(Prompt) Both the line containing "Reproduce this diagram with TikZ." and the line containing "(-539,-542) rectangle (541,-538);" are part of the range to copy, along with every line between them. Copy it exactly and leave out the pictures.
[START OF Data provided]
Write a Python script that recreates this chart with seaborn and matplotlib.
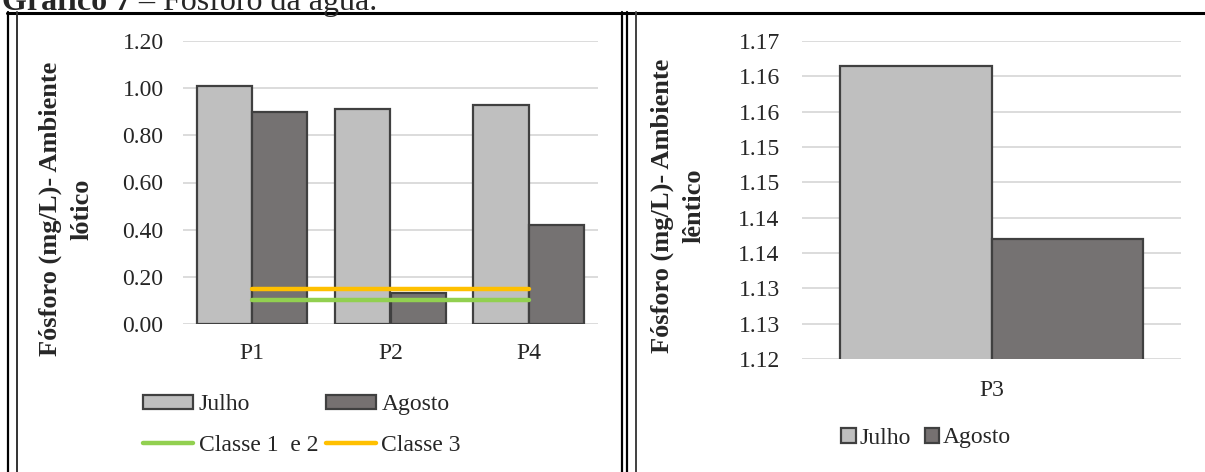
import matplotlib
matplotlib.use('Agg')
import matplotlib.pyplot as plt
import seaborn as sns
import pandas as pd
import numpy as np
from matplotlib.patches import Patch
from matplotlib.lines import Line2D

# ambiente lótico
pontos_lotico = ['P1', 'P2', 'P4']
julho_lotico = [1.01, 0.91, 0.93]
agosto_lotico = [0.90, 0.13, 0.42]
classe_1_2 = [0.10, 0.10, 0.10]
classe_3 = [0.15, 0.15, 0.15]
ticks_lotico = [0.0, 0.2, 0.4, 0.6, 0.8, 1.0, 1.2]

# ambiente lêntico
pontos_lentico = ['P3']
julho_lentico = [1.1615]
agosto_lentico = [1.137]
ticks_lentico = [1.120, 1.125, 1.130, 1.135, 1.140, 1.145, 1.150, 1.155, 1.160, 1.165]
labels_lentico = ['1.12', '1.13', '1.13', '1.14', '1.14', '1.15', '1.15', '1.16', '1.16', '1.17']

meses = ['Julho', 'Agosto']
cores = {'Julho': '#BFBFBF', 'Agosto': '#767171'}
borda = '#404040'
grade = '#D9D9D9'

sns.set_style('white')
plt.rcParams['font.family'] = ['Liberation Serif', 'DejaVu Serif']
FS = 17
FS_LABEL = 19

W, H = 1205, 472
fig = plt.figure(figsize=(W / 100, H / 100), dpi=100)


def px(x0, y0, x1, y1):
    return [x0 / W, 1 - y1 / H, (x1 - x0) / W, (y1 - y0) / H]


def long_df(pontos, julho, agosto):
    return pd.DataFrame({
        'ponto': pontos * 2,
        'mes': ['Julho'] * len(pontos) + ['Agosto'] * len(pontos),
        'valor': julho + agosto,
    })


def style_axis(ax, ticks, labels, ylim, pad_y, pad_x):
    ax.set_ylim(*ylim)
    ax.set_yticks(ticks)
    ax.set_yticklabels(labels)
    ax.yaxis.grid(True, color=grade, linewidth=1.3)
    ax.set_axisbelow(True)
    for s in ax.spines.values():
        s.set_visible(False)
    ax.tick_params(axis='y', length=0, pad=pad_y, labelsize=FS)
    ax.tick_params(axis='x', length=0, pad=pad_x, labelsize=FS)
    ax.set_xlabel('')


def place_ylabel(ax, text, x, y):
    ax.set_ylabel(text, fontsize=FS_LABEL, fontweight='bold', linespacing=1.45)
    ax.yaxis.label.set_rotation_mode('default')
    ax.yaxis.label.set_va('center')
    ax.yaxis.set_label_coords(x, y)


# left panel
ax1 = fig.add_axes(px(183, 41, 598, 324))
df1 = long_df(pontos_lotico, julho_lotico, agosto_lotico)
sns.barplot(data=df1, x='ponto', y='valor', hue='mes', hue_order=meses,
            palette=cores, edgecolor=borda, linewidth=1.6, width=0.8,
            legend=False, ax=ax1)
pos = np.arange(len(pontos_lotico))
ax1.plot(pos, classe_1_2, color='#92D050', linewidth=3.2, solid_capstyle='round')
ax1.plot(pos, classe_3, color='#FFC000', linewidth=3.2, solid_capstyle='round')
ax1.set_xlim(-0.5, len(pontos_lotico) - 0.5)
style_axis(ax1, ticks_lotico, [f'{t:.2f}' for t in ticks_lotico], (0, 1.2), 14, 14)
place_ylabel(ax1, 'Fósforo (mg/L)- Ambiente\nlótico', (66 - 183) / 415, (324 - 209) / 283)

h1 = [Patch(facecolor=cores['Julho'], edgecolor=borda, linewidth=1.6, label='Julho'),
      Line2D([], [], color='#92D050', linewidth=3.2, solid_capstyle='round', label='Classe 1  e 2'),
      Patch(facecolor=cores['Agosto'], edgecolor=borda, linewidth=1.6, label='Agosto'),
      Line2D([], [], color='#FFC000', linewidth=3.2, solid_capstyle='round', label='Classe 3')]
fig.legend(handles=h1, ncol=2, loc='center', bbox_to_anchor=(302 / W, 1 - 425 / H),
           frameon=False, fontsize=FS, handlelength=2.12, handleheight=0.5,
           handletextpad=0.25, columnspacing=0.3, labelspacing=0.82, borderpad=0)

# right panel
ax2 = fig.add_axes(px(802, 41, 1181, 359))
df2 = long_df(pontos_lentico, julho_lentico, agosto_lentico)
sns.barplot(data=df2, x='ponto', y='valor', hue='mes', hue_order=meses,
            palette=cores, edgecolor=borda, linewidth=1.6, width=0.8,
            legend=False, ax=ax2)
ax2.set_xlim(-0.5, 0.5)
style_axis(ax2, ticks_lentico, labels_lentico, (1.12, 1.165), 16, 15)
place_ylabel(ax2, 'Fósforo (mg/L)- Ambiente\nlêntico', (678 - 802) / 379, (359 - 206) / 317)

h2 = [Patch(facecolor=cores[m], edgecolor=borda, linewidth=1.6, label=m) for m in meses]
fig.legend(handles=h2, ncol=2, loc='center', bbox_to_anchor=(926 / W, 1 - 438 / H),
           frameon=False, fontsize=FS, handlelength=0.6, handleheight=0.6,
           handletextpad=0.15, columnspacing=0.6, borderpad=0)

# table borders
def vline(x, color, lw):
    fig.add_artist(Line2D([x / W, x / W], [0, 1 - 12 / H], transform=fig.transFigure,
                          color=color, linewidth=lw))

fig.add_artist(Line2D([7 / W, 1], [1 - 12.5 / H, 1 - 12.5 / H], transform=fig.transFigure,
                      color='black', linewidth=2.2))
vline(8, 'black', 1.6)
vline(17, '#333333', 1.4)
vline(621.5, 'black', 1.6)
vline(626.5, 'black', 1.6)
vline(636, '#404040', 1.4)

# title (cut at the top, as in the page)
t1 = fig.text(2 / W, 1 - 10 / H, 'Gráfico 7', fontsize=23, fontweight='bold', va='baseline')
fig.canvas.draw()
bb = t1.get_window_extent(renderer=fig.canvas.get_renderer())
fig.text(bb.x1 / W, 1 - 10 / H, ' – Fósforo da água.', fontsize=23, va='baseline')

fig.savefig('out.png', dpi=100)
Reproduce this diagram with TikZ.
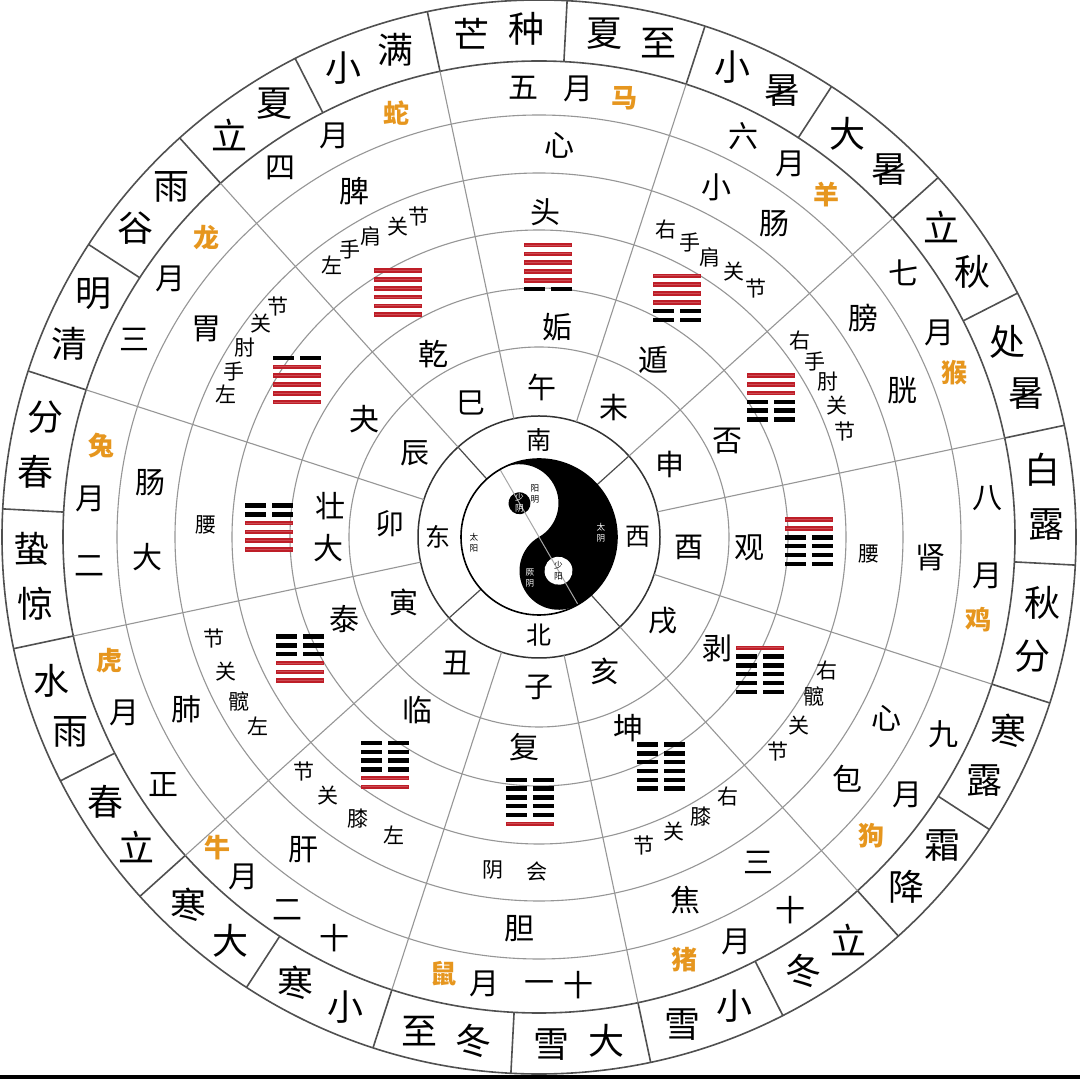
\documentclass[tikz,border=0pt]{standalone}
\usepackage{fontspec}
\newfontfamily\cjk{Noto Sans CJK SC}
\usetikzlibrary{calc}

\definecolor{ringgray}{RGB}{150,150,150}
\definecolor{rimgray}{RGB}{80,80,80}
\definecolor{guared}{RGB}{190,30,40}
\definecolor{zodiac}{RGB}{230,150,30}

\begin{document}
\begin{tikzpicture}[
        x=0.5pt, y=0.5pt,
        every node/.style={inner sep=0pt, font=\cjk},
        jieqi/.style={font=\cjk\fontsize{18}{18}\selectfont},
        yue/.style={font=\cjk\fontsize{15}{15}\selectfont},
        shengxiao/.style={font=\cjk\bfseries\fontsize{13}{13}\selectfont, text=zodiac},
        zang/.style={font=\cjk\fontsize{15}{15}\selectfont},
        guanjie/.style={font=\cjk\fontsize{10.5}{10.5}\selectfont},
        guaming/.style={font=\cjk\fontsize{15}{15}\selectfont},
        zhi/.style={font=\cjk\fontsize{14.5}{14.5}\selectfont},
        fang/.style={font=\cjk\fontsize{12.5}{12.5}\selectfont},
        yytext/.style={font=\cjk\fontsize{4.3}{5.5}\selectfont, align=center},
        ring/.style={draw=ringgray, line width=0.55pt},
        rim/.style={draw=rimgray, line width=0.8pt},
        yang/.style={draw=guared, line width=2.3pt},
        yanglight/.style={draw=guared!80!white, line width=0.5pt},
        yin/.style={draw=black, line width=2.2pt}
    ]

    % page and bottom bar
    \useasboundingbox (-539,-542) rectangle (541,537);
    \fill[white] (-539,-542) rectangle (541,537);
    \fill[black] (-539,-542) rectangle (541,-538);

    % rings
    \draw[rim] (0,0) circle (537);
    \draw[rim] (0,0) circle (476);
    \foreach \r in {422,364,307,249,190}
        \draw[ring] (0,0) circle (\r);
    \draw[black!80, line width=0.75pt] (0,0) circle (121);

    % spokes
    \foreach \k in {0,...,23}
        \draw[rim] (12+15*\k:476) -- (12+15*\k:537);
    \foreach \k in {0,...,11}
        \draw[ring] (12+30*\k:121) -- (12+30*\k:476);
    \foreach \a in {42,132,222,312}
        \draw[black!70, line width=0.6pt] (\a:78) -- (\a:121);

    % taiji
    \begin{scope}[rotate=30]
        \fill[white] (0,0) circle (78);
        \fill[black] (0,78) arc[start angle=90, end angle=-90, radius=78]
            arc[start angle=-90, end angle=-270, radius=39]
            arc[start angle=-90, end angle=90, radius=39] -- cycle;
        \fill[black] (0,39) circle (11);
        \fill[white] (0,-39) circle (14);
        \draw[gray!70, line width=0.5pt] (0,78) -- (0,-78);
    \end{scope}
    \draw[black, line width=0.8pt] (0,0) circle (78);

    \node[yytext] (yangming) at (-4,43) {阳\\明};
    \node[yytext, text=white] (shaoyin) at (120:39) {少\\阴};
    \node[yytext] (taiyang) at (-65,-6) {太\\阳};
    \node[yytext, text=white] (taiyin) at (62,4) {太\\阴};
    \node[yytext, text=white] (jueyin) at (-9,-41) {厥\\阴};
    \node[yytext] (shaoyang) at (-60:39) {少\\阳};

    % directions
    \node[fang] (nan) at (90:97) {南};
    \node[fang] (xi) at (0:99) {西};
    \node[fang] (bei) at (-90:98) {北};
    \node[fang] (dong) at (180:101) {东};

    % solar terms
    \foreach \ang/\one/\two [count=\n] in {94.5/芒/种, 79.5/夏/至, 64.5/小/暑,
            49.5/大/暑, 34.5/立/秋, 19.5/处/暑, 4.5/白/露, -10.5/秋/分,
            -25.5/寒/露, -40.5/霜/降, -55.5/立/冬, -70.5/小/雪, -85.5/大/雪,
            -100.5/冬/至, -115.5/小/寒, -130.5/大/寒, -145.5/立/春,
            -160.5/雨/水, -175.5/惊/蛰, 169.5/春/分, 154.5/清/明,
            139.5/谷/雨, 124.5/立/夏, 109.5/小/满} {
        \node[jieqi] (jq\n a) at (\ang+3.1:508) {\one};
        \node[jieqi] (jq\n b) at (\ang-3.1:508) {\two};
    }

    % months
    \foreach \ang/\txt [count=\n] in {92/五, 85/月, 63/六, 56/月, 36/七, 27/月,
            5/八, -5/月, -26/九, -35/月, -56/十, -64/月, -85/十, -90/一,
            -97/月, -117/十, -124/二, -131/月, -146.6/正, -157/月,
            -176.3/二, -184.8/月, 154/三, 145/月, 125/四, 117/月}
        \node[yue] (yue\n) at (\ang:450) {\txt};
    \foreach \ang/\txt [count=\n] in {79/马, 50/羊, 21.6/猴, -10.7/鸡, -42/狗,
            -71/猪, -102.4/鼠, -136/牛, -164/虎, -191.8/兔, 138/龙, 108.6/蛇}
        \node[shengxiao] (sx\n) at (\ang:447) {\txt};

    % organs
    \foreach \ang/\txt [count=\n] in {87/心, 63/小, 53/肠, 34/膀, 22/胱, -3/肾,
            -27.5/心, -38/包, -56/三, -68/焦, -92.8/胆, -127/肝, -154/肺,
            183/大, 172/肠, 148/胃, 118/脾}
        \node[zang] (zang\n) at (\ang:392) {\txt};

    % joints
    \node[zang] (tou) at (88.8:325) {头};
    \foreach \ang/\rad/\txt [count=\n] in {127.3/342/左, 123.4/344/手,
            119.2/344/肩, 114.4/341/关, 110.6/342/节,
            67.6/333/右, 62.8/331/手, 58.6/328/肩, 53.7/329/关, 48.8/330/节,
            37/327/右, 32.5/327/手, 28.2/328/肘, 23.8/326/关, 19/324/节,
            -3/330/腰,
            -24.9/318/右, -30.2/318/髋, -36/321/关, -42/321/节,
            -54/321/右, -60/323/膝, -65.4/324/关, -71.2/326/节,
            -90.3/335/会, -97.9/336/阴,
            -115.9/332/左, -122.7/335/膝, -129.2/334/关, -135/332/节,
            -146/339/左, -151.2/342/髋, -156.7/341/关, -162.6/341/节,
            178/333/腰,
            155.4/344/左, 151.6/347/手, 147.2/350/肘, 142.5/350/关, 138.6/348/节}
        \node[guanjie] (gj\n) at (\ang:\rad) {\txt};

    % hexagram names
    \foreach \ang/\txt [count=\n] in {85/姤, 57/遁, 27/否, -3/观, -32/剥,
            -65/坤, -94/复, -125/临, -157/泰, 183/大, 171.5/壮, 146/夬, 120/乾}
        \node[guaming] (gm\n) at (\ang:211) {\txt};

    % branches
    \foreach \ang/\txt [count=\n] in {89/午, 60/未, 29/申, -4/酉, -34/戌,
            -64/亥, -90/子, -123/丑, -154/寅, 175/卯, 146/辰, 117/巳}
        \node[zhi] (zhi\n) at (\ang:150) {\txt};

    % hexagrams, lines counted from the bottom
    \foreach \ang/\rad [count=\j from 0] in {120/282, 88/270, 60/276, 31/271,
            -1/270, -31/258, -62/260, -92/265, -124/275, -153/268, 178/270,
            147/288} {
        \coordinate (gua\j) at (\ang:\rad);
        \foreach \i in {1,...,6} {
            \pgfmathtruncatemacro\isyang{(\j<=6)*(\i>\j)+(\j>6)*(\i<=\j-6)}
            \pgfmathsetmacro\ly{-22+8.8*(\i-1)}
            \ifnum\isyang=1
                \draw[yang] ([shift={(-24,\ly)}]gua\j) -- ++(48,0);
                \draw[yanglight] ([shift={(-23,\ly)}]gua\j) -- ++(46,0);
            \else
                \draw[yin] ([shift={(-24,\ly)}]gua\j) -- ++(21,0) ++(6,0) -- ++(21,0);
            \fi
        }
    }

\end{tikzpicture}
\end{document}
[END OF Data provided]
(Correct output)
Reproduce this diagram with TikZ.
\documentclass[tikz,border=0pt]{standalone}
\usepackage{fontspec}
\newfontfamily\cjk{Noto Sans CJK SC}
\usetikzlibrary{calc}

\definecolor{ringgray}{RGB}{150,150,150}
\definecolor{rimgray}{RGB}{80,80,80}
\definecolor{guared}{RGB}{190,30,40}
\definecolor{zodiac}{RGB}{230,150,30}

\begin{document}
\begin{tikzpicture}[
        x=0.5pt, y=0.5pt,
        every node/.style={inner sep=0pt, font=\cjk},
        jieqi/.style={font=\cjk\fontsize{18}{18}\selectfont},
        yue/.style={font=\cjk\fontsize{15}{15}\selectfont},
        shengxiao/.style={font=\cjk\bfseries\fontsize{13}{13}\selectfont, text=zodiac},
        zang/.style={font=\cjk\fontsize{15}{15}\selectfont},
        guanjie/.style={font=\cjk\fontsize{10.5}{10.5}\selectfont},
        guaming/.style={font=\cjk\fontsize{15}{15}\selectfont},
        zhi/.style={font=\cjk\fontsize{14.5}{14.5}\selectfont},
        fang/.style={font=\cjk\fontsize{12.5}{12.5}\selectfont},
        yytext/.style={font=\cjk\fontsize{4.3}{5.5}\selectfont, align=center},
        ring/.style={draw=ringgray, line width=0.55pt},
        rim/.style={draw=rimgray, line width=0.8pt},
        yang/.style={draw=guared, line width=2.3pt},
        yanglight/.style={draw=guared!80!white, line width=0.5pt},
        yin/.style={draw=black, line width=2.2pt}
    ]

    % page and bottom bar
    \useasboundingbox (-539,-542) rectangle (541,537);
    \fill[white] (-539,-542) rectangle (541,537);
    \fill[black] (-539,-542) rectangle (541,-538);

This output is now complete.